● Short problem:
Reproduce each line of the material exactly, minus any picture.

● Data shown:
****************
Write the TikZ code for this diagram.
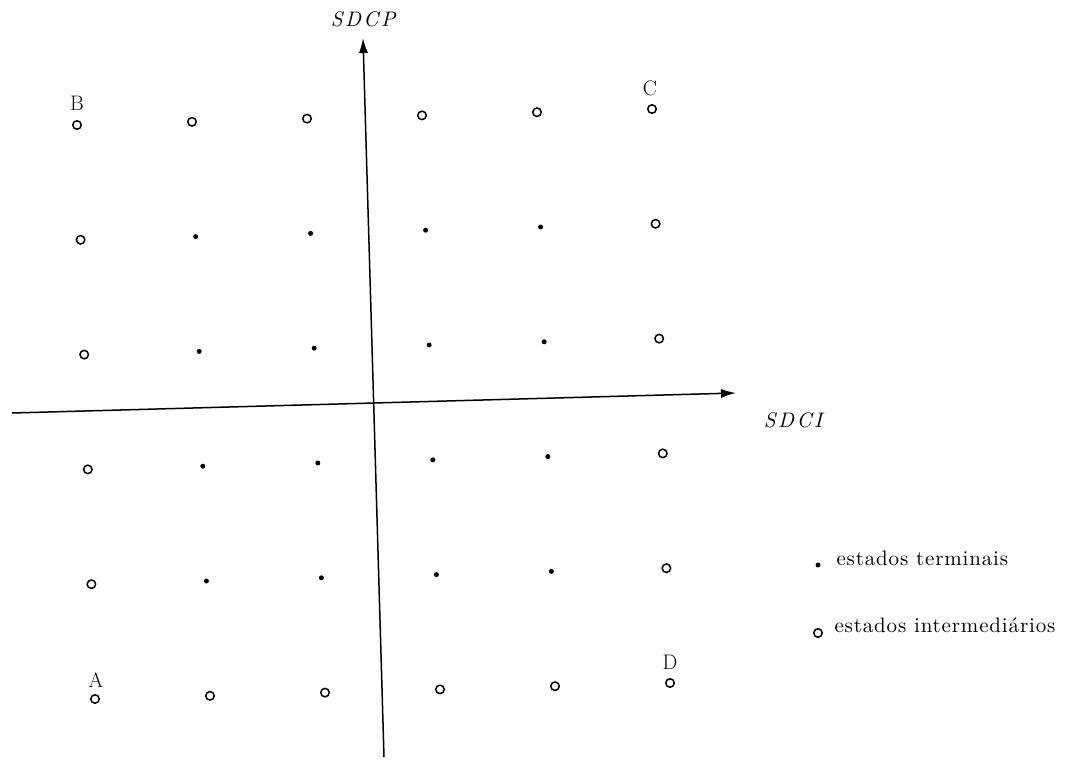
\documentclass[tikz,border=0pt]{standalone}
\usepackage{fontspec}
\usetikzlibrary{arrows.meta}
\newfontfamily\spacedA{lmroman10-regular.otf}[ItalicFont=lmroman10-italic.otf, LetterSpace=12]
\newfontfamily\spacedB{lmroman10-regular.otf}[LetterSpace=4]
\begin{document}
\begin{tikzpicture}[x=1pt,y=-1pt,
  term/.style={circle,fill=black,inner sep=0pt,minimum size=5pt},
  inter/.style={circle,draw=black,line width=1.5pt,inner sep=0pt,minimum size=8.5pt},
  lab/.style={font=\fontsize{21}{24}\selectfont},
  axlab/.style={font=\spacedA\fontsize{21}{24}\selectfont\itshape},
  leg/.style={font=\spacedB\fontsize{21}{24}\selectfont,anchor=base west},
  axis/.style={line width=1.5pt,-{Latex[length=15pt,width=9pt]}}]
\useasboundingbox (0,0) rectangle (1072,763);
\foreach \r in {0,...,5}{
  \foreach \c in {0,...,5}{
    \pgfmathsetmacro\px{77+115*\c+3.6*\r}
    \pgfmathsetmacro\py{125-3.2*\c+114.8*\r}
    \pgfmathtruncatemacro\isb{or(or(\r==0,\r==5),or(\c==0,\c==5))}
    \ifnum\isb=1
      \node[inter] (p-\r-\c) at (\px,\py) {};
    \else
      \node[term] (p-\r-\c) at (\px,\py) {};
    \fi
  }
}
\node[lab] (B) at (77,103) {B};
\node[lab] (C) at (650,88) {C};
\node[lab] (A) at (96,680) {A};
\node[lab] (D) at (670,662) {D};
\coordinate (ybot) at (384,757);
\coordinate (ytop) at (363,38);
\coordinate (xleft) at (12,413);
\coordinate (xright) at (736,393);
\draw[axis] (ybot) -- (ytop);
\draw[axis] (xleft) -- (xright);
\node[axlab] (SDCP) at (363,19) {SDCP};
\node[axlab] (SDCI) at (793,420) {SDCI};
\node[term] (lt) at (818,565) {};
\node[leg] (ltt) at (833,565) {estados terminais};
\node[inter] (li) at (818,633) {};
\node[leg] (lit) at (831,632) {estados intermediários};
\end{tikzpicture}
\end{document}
****************
● Finished answer:
Write the TikZ code for this diagram.
\documentclass[tikz,border=0pt]{standalone}
\usepackage{fontspec}
\usetikzlibrary{arrows.meta}
\newfontfamily\spacedA{lmroman10-regular.otf}[ItalicFont=lmroman10-italic.otf, LetterSpace=12]
\newfontfamily\spacedB{lmroman10-regular.otf}[LetterSpace=4]
\begin{document}
\begin{tikzpicture}[x=1pt,y=-1pt,
  term/.style={circle,fill=black,inner sep=0pt,minimum size=5pt},
  inter/.style={circle,draw=black,line width=1.5pt,inner sep=0pt,minimum size=8.5pt},
  lab/.style={font=\fontsize{21}{24}\selectfont},
  axlab/.style={font=\spacedA\fontsize{21}{24}\selectfont\itshape},
  leg/.style={font=\spacedB\fontsize{21}{24}\selectfont,anchor=base west},
  axis/.style={line width=1.5pt,-{Latex[length=15pt,width=9pt]}}]
\useasboundingbox (0,0) rectangle (1072,763);
\foreach \r in {0,...,5}{
  \foreach \c in {0,...,5}{
    \pgfmathsetmacro\px{77+115*\c+3.6*\r}
    \pgfmathsetmacro\py{125-3.2*\c+114.8*\r}
    \pgfmathtruncatemacro\isb{or(or(\r==0,\r==5),or(\c==0,\c==5))}
    \ifnum\isb=1
      \node[inter] (p-\r-\c) at (\px,\py) {};
    \else
      \node[term] (p-\r-\c) at (\px,\py) {};
    \fi
  }
}
\node[lab] (B) at (77,103) {B};
\node[lab] (C) at (650,88) {C};
\node[lab] (A) at (96,680) {A};
\node[lab] (D) at (670,662) {D};
\coordinate (ybot) at (384,757);
\coordinate (ytop) at (363,38);
\coordinate (xleft) at (12,413);
\coordinate (xright) at (736,393);
\draw[axis] (ybot) -- (ytop);
\draw[axis] (xleft) -- (xright);
\node[axlab] (SDCP) at (363,19) {SDCP};
\node[axlab] (SDCI) at (793,420) {SDCI};
\node[term] (lt) at (818,565) {};
\node[leg] (ltt) at (833,565) {estados terminais};
\node[inter] (li) at (818,633) {};
\node[leg] (lit) at (831,632) {estados intermediários};
\end{tikzpicture}
\end{document}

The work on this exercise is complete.